▶ ROWS:
--- Begin ---
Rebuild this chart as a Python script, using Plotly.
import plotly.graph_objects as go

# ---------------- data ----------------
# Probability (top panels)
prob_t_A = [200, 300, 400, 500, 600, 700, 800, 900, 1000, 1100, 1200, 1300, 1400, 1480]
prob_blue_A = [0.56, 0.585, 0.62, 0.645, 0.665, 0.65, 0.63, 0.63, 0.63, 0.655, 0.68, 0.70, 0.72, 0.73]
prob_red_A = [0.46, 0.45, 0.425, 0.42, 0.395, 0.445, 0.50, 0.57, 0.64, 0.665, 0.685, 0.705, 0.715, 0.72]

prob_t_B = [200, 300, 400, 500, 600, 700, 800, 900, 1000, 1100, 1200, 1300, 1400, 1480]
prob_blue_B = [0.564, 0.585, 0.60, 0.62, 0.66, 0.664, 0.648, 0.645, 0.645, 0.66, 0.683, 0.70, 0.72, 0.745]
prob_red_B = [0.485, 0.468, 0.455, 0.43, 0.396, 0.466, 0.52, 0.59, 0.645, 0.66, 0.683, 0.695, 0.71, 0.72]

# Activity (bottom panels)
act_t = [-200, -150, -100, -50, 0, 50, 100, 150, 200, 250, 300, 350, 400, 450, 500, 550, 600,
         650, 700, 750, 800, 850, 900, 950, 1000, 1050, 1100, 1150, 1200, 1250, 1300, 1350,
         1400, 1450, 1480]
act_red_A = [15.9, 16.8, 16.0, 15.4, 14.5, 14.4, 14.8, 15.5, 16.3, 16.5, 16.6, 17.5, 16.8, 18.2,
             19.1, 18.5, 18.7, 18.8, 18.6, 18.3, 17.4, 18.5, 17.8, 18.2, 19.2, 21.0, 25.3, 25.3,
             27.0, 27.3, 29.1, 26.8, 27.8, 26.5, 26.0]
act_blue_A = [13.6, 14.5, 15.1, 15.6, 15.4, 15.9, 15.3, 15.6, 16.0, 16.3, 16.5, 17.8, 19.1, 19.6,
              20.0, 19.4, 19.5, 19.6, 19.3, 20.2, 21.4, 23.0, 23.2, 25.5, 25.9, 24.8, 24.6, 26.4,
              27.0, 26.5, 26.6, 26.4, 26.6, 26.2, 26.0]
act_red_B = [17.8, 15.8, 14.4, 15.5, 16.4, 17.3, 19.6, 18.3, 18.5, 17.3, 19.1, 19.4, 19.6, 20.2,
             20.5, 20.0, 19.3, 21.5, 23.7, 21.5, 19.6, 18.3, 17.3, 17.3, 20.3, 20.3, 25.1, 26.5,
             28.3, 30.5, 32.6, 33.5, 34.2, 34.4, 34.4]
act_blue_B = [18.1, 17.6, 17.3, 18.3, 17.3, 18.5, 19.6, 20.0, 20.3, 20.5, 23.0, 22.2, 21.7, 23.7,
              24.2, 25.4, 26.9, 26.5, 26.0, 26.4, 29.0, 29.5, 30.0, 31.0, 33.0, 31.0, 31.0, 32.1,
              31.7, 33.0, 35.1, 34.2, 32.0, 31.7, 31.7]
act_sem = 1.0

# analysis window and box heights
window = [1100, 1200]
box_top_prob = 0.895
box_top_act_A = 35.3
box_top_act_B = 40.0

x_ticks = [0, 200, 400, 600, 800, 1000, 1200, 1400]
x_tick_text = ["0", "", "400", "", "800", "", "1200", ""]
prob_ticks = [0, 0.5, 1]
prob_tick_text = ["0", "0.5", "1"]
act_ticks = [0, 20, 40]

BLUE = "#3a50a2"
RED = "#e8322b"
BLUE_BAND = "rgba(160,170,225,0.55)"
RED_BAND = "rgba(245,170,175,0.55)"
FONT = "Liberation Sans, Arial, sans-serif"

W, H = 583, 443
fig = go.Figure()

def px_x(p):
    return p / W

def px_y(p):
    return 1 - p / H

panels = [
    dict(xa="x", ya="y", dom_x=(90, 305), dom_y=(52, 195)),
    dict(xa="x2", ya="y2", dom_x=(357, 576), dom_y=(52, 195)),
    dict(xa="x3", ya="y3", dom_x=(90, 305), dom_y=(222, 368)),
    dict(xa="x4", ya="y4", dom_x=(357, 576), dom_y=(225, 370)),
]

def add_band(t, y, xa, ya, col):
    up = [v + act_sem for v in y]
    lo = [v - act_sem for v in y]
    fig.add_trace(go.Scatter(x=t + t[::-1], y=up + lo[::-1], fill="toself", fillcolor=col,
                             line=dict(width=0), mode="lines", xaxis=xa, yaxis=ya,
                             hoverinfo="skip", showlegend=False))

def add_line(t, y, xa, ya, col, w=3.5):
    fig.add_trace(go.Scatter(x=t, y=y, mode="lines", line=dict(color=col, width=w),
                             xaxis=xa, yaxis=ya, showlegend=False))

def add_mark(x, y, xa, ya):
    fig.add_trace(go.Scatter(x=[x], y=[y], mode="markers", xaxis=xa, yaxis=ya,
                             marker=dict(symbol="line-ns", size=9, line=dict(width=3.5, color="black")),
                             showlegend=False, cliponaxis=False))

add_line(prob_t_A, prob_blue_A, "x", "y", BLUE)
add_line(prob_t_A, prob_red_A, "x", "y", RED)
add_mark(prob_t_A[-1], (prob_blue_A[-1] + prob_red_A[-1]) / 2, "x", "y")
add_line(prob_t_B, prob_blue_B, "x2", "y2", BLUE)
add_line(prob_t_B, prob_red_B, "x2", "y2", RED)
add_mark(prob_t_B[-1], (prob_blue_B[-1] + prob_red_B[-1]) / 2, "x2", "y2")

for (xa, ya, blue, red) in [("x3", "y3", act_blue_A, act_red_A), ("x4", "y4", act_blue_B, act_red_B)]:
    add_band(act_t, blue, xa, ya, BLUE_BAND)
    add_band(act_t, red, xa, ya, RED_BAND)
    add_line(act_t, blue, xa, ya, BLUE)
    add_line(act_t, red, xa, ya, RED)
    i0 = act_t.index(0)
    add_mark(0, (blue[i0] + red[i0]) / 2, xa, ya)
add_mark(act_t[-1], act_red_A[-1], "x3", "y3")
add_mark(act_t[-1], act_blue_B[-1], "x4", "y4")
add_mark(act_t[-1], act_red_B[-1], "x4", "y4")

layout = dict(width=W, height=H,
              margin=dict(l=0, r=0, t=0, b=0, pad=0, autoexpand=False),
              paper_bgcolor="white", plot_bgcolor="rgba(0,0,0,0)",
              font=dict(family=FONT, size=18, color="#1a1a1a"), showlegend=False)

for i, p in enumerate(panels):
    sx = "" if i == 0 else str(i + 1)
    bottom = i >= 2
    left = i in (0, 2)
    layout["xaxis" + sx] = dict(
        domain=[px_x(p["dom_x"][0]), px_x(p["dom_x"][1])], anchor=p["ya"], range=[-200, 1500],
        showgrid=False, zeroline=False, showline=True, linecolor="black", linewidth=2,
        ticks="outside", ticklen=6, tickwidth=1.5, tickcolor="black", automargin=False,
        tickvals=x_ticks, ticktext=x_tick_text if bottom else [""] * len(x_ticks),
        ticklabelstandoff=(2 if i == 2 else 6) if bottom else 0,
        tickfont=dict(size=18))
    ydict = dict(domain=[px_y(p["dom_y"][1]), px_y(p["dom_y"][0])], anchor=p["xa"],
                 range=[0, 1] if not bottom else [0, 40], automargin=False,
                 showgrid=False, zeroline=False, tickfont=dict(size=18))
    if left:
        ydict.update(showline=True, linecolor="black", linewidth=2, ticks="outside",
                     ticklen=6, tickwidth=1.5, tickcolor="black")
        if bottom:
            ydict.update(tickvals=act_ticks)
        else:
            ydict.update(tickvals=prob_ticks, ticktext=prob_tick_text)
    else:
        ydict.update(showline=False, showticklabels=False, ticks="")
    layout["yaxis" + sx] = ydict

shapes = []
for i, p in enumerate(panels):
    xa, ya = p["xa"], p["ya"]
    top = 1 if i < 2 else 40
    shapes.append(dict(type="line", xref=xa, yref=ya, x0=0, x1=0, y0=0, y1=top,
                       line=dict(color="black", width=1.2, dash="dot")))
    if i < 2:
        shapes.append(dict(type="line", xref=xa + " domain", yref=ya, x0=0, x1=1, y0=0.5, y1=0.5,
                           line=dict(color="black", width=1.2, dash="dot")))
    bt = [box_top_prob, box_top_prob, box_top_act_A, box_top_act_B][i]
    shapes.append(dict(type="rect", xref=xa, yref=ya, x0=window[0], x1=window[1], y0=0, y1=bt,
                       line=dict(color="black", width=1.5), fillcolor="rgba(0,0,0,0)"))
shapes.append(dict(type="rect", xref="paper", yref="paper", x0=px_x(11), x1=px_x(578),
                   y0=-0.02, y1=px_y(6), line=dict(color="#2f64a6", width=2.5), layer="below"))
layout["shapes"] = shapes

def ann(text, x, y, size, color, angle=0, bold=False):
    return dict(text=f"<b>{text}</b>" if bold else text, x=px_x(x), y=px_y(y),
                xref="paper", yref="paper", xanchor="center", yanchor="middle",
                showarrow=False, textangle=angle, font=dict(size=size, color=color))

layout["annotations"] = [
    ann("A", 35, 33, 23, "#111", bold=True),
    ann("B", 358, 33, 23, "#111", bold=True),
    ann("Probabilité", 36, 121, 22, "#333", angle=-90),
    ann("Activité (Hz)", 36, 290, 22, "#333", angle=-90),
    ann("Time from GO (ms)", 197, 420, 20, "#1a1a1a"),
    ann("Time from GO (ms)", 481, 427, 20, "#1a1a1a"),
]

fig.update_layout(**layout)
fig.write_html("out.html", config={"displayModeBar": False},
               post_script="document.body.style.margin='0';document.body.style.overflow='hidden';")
--- End ---
--- Begin ---
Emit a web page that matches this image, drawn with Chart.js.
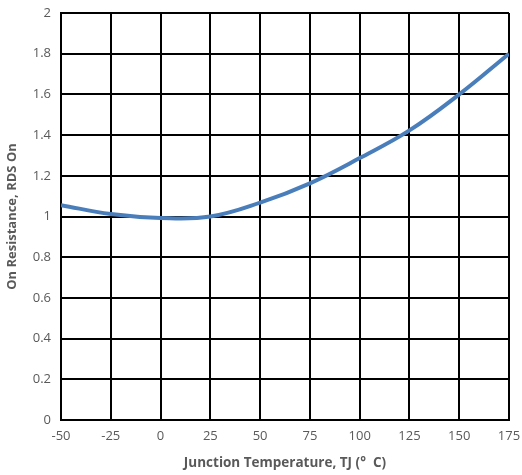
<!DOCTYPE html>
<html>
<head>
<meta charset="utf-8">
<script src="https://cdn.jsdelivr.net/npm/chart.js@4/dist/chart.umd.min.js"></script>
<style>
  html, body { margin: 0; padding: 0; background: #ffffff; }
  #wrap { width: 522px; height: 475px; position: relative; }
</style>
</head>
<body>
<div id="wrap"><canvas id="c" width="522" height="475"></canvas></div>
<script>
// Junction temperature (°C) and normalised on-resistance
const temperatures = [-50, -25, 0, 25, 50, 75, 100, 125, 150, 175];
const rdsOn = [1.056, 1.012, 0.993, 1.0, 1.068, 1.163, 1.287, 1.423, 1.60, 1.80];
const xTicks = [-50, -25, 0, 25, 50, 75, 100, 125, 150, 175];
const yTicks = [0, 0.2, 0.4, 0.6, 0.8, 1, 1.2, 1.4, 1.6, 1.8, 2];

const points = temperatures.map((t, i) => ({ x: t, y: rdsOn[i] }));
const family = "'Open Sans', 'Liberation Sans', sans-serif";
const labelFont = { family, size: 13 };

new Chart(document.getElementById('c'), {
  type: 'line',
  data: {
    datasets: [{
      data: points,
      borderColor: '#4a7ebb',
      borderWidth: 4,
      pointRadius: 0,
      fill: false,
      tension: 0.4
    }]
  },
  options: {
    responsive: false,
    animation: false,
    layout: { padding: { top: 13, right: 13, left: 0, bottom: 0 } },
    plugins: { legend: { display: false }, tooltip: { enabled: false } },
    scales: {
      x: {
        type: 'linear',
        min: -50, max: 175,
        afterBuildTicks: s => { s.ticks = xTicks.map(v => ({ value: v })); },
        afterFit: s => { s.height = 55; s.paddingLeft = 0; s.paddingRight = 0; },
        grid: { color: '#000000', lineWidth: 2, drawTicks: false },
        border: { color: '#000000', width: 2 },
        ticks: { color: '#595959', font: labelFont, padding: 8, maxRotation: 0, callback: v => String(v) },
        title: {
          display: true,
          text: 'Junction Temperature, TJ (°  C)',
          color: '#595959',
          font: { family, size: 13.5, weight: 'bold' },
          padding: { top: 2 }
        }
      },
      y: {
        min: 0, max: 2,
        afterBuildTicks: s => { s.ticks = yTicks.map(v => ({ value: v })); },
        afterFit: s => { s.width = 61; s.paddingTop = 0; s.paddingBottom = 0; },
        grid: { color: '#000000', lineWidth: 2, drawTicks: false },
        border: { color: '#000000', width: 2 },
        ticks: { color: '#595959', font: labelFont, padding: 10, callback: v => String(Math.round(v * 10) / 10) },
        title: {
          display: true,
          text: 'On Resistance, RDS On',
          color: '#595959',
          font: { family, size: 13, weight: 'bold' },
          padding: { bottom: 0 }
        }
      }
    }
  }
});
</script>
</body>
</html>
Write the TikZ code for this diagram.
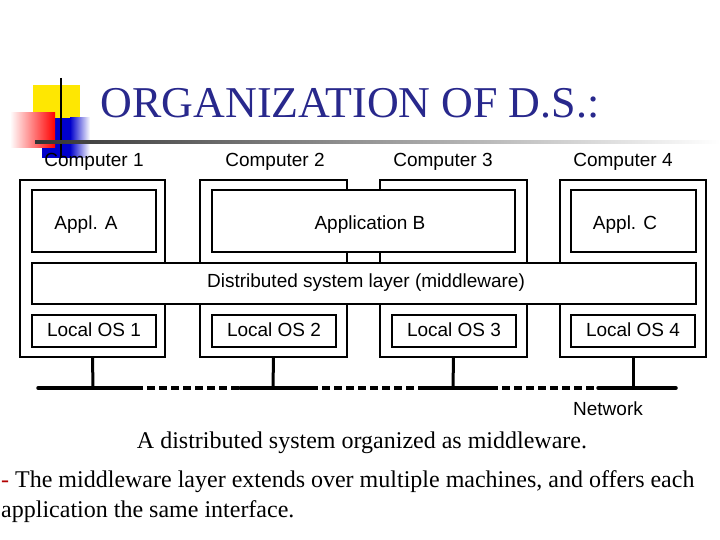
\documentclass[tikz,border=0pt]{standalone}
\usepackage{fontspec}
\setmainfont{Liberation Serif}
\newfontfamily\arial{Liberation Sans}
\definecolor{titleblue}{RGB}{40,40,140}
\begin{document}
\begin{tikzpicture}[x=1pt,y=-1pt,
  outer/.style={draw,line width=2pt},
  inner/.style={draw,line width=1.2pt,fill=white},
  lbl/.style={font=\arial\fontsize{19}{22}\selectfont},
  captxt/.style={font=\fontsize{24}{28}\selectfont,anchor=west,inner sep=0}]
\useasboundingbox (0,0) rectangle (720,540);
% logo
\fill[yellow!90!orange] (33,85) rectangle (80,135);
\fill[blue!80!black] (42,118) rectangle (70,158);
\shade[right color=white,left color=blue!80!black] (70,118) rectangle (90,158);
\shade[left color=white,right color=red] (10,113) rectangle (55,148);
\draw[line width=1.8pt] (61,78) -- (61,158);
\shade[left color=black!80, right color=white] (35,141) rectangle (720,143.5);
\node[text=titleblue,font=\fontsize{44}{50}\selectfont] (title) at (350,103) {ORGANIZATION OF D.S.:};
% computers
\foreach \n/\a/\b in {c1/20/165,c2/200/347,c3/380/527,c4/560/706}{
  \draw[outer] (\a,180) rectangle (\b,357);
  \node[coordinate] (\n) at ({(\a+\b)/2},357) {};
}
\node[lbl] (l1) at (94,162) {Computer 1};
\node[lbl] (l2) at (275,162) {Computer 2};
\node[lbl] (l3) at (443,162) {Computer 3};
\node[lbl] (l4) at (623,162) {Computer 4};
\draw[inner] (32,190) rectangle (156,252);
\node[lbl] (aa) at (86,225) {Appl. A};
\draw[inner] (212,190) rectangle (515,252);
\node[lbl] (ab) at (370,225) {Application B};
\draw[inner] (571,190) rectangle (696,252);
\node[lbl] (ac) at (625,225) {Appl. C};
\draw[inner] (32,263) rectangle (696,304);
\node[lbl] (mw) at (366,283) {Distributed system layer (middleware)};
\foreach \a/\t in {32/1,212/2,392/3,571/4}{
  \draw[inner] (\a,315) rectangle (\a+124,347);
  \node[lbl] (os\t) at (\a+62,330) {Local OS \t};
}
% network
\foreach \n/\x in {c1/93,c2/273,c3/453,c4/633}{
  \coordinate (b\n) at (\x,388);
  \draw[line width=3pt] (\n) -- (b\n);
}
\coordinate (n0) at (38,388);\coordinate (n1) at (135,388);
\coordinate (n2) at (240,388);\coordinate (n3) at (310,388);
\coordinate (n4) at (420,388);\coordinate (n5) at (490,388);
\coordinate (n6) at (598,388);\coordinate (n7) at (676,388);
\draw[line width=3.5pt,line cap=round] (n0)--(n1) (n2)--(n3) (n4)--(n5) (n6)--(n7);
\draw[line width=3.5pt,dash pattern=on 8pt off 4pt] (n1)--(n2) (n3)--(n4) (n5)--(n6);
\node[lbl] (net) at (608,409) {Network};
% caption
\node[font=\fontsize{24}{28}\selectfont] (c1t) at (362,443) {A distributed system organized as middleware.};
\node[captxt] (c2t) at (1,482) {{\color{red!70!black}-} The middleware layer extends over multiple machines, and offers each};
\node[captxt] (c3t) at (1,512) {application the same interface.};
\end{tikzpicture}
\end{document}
--- End ---
--- Begin ---
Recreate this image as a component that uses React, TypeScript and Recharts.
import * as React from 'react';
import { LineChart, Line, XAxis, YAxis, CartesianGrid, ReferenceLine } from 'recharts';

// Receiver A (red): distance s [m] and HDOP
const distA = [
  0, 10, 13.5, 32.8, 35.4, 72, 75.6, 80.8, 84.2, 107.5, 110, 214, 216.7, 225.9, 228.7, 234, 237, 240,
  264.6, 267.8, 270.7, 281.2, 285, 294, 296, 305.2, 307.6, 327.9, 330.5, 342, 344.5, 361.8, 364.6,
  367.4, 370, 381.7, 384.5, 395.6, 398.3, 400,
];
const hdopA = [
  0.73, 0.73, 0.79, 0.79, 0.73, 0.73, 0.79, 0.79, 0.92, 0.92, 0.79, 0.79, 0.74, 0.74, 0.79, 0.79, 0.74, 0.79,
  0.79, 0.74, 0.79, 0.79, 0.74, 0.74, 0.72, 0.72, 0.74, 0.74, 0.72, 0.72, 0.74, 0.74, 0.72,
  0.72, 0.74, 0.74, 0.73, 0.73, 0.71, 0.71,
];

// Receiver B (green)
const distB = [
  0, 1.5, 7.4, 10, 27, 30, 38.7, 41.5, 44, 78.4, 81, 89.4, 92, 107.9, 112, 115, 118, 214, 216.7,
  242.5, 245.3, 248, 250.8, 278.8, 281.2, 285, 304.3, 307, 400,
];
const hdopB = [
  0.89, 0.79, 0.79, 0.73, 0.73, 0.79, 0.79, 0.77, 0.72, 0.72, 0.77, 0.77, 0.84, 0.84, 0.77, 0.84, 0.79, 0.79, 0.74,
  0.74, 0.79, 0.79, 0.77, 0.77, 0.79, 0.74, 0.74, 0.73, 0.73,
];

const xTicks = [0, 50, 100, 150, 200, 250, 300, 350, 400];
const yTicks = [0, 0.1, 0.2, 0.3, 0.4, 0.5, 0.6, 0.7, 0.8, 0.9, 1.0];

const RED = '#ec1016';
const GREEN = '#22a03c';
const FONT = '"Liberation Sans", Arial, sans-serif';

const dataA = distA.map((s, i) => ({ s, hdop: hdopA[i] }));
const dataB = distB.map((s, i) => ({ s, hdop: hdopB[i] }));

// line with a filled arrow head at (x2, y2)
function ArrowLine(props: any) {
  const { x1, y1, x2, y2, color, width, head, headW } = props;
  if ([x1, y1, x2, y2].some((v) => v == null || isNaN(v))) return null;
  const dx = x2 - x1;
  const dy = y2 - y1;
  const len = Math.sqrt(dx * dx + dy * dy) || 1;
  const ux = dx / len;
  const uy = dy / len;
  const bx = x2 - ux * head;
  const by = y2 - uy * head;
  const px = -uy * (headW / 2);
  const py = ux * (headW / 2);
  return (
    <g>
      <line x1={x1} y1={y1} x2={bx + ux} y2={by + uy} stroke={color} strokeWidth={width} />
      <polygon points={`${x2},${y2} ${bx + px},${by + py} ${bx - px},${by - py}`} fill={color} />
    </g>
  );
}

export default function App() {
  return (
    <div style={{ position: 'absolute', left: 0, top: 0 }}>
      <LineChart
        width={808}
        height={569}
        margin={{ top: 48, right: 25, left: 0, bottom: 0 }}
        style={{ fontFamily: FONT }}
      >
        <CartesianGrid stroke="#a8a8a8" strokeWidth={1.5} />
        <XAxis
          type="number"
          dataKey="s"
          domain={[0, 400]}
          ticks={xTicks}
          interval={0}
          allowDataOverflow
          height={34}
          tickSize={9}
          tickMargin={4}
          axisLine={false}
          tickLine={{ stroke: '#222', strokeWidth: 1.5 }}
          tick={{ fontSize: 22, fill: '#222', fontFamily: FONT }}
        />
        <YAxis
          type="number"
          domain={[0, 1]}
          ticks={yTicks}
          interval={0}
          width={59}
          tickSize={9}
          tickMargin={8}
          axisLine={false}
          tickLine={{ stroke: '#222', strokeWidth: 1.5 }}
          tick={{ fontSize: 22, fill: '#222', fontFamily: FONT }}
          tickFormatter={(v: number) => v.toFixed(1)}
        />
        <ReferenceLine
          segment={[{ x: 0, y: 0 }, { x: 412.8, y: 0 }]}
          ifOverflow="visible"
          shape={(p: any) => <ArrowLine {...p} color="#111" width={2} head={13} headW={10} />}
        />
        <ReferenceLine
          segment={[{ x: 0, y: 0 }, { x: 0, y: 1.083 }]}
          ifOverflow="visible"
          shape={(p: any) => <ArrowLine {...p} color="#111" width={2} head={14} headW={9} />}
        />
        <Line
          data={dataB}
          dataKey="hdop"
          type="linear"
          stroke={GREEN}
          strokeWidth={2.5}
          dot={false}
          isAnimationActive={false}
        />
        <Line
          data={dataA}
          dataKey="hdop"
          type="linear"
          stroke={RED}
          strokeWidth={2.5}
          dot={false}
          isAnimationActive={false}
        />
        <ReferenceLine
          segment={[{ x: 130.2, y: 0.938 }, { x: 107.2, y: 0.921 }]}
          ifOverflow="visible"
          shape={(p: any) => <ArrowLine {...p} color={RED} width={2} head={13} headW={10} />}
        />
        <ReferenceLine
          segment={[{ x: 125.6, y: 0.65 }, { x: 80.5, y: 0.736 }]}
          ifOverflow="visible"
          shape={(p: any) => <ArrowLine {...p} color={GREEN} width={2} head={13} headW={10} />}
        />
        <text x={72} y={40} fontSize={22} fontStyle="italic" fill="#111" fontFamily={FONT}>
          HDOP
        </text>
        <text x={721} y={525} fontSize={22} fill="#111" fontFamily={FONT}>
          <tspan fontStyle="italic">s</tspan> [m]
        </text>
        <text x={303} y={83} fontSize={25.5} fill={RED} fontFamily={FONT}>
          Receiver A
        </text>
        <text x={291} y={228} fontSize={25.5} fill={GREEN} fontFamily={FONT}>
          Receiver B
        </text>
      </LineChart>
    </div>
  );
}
--- End ---
In the entries above, find every line holding the word "React" and copy it out.

Recreate this image as a component that uses React, TypeScript and Recharts.
import * as React from 'react';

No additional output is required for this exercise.